Figure scripts
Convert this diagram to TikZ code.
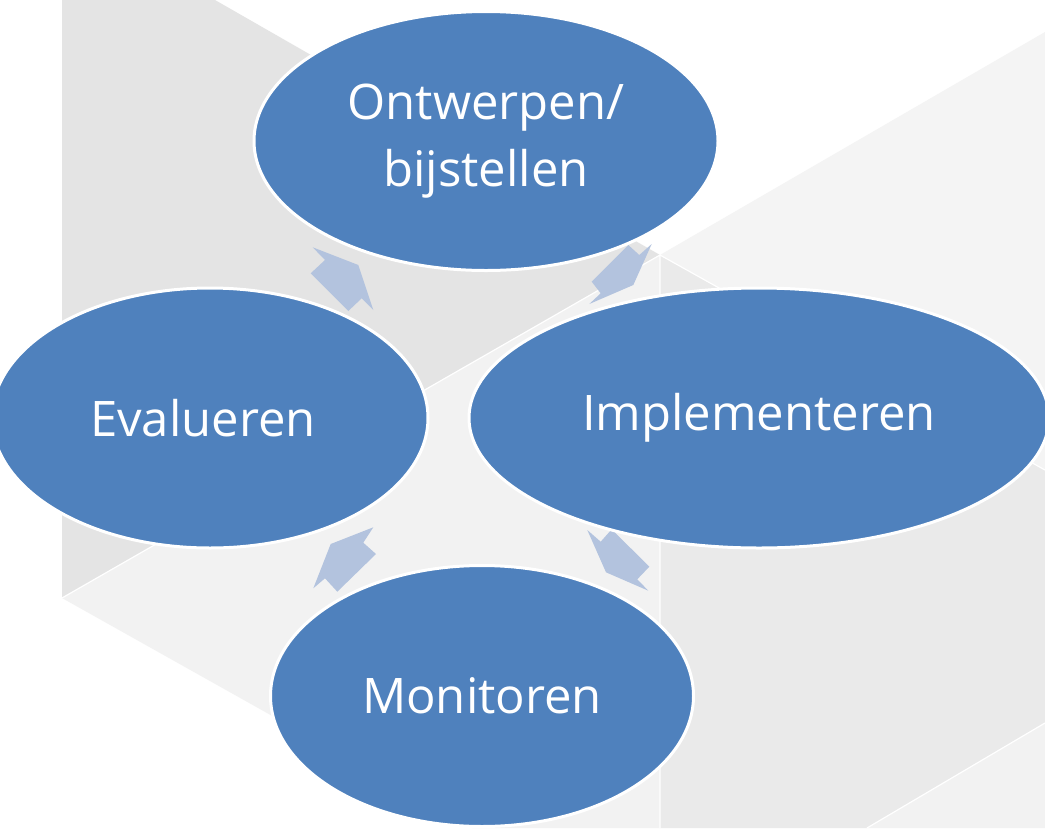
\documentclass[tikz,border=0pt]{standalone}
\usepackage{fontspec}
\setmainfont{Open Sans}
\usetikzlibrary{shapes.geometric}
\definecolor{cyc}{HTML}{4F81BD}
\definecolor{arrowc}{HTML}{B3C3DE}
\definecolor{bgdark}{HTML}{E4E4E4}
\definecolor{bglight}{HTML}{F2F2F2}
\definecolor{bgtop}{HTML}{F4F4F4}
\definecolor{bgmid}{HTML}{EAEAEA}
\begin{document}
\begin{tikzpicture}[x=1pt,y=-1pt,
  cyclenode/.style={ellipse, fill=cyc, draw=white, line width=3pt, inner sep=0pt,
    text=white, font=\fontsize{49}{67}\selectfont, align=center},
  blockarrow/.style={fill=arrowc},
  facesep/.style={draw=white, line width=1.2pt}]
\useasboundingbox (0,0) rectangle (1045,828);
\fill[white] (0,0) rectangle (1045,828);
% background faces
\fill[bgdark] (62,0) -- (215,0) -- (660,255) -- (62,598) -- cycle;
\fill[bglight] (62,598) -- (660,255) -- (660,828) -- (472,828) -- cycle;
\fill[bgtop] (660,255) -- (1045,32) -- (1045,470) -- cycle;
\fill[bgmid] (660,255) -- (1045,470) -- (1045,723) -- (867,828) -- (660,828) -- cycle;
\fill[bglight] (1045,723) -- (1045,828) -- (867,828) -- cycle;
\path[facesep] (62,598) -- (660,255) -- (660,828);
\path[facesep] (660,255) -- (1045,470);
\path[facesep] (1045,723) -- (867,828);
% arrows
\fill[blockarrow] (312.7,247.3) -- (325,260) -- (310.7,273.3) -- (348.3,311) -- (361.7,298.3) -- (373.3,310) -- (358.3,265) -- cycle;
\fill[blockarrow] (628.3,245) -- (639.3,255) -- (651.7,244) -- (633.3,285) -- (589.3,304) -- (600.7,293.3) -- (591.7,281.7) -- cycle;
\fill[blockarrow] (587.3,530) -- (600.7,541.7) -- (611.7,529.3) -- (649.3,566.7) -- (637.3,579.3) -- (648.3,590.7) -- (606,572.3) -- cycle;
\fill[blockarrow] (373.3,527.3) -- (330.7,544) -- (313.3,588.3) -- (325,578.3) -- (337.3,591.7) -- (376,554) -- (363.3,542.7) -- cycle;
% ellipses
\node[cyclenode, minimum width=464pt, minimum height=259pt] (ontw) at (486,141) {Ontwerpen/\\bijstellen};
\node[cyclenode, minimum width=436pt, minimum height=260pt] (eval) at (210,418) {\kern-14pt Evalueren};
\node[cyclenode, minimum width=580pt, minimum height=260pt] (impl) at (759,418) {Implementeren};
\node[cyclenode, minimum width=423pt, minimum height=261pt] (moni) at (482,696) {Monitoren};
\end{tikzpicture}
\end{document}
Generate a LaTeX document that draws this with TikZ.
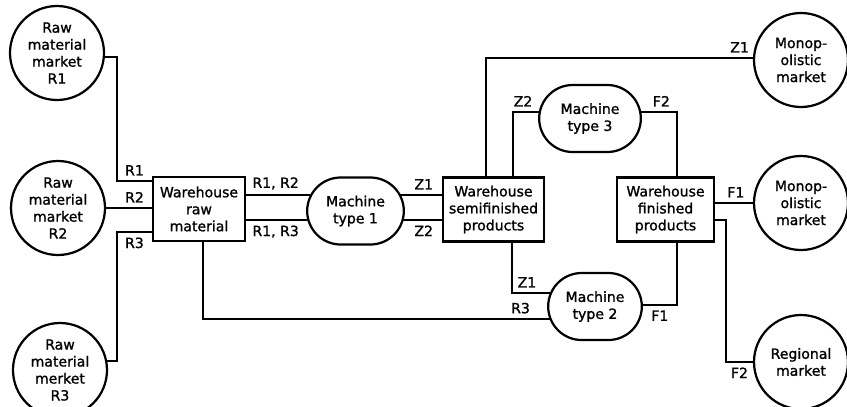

STATED PROBLEM:
The listing above must be printed again exactly, minus its pictures.

THE REPLY:
Convert this diagram to TikZ code.
\documentclass[tikz,border=0pt]{standalone}
\usepackage{fontspec}
\setmainfont{Open Sans}
\usetikzlibrary{shapes.geometric}
\definecolor{cyc}{HTML}{4F81BD}
\definecolor{arrowc}{HTML}{B3C3DE}
\definecolor{bgdark}{HTML}{E4E4E4}
\definecolor{bglight}{HTML}{F2F2F2}
\definecolor{bgtop}{HTML}{F4F4F4}
\definecolor{bgmid}{HTML}{EAEAEA}
\begin{document}
\begin{tikzpicture}[x=1pt,y=-1pt,
  cyclenode/.style={ellipse, fill=cyc, draw=white, line width=3pt, inner sep=0pt,
    text=white, font=\fontsize{49}{67}\selectfont, align=center},
  blockarrow/.style={fill=arrowc},
  facesep/.style={draw=white, line width=1.2pt}]
\useasboundingbox (0,0) rectangle (1045,828);
\fill[white] (0,0) rectangle (1045,828);
% background faces
\fill[bgdark] (62,0) -- (215,0) -- (660,255) -- (62,598) -- cycle;
\fill[bglight] (62,598) -- (660,255) -- (660,828) -- (472,828) -- cycle;
\fill[bgtop] (660,255) -- (1045,32) -- (1045,470) -- cycle;
\fill[bgmid] (660,255) -- (1045,470) -- (1045,723) -- (867,828) -- (660,828) -- cycle;
\fill[bglight] (1045,723) -- (1045,828) -- (867,828) -- cycle;
\path[facesep] (62,598) -- (660,255) -- (660,828);
\path[facesep] (660,255) -- (1045,470);
\path[facesep] (1045,723) -- (867,828);
% arrows
\fill[blockarrow] (312.7,247.3) -- (325,260) -- (310.7,273.3) -- (348.3,311) -- (361.7,298.3) -- (373.3,310) -- (358.3,265) -- cycle;
\fill[blockarrow] (628.3,245) -- (639.3,255) -- (651.7,244) -- (633.3,285) -- (589.3,304) -- (600.7,293.3) -- (591.7,281.7) -- cycle;
\fill[blockarrow] (587.3,530) -- (600.7,541.7) -- (611.7,529.3) -- (649.3,566.7) -- (637.3,579.3) -- (648.3,590.7) -- (606,572.3) -- cycle;
\fill[blockarrow] (373.3,527.3) -- (330.7,544) -- (313.3,588.3) -- (325,578.3) -- (337.3,591.7) -- (376,554) -- (363.3,542.7) -- cycle;
% ellipses
\node[cyclenode, minimum width=464pt, minimum height=259pt] (ontw) at (486,141) {Ontwerpen/\\bijstellen};
\node[cyclenode, minimum width=436pt, minimum height=260pt] (eval) at (210,418) {\kern-14pt Evalueren};
\node[cyclenode, minimum width=580pt, minimum height=260pt] (impl) at (759,418) {Implementeren};
\node[cyclenode, minimum width=423pt, minimum height=261pt] (moni) at (482,696) {Monitoren};
\end{tikzpicture}
\end{document}
Generate a LaTeX document that draws this with TikZ.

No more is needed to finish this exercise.